RECORDS FOR THE TASK:
——————————
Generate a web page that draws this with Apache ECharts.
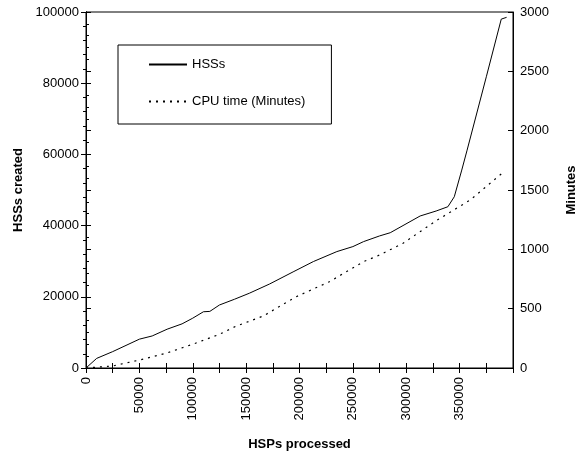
——————————
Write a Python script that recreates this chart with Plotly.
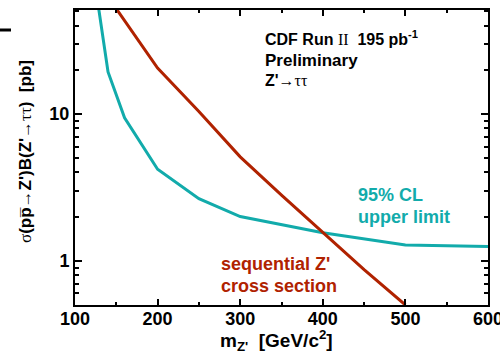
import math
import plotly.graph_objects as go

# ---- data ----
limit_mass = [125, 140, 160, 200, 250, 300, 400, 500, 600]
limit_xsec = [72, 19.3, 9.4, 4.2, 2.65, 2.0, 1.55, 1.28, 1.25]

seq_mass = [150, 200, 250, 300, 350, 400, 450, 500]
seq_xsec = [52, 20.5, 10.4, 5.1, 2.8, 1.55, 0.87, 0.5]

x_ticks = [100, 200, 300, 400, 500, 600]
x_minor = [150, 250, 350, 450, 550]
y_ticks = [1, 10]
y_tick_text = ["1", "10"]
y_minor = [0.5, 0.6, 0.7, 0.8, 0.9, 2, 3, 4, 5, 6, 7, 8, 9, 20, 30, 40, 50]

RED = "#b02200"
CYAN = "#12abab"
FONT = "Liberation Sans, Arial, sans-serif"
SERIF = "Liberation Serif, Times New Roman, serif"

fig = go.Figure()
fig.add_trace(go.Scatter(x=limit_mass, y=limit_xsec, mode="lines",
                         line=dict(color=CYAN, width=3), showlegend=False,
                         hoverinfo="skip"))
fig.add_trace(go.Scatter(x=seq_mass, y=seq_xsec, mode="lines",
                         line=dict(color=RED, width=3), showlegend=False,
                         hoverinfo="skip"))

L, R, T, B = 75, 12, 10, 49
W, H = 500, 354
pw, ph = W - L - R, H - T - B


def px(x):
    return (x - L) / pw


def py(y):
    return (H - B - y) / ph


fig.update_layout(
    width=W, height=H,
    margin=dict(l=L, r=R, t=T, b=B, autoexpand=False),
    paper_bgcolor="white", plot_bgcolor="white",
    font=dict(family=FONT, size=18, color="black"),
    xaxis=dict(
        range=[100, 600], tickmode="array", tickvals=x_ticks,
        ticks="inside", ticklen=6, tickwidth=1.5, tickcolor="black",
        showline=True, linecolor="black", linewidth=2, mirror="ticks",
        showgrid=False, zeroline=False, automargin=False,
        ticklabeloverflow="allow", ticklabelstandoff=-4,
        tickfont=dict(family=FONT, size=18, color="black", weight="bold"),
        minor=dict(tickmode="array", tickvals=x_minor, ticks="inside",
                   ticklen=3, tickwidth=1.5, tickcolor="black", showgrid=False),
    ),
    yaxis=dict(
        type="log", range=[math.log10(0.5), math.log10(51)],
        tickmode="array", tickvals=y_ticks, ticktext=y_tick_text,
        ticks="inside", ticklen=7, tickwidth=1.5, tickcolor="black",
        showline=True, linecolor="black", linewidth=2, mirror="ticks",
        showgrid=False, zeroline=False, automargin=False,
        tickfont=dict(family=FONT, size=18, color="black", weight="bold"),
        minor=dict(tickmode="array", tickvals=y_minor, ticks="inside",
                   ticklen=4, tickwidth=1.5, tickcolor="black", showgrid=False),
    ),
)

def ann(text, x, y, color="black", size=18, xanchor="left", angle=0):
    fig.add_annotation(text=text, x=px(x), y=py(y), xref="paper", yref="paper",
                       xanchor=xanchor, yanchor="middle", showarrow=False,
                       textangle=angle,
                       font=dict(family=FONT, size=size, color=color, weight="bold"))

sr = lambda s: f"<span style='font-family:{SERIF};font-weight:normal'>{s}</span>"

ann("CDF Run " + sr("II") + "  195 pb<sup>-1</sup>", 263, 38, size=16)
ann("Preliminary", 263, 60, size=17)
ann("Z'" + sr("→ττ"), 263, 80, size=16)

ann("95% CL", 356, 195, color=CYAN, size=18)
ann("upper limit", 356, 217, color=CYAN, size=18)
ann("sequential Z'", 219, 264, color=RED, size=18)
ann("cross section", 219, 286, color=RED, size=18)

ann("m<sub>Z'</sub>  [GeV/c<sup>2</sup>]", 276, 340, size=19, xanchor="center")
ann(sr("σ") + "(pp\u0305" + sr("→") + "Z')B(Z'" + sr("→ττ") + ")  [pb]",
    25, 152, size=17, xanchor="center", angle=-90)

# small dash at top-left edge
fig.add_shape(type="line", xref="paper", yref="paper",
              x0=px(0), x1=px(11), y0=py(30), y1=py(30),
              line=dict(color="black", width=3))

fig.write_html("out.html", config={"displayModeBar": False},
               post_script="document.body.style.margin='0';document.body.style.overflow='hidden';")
——————————
AIM OF THE TASK:
From the records above, copy exactly the lines starting at the one with "Write a Python" and ending at the one with "seq_xsec = [52, 20.5, 10.4, 5.1, 2.8, 1.55, 0.87, 0.5]", and no others. Pictures stay out.

FULL ANSWER:
Write a Python script that recreates this chart with Plotly.
import math
import plotly.graph_objects as go

# ---- data ----
limit_mass = [125, 140, 160, 200, 250, 300, 400, 500, 600]
limit_xsec = [72, 19.3, 9.4, 4.2, 2.65, 2.0, 1.55, 1.28, 1.25]

seq_mass = [150, 200, 250, 300, 350, 400, 450, 500]
seq_xsec = [52, 20.5, 10.4, 5.1, 2.8, 1.55, 0.87, 0.5]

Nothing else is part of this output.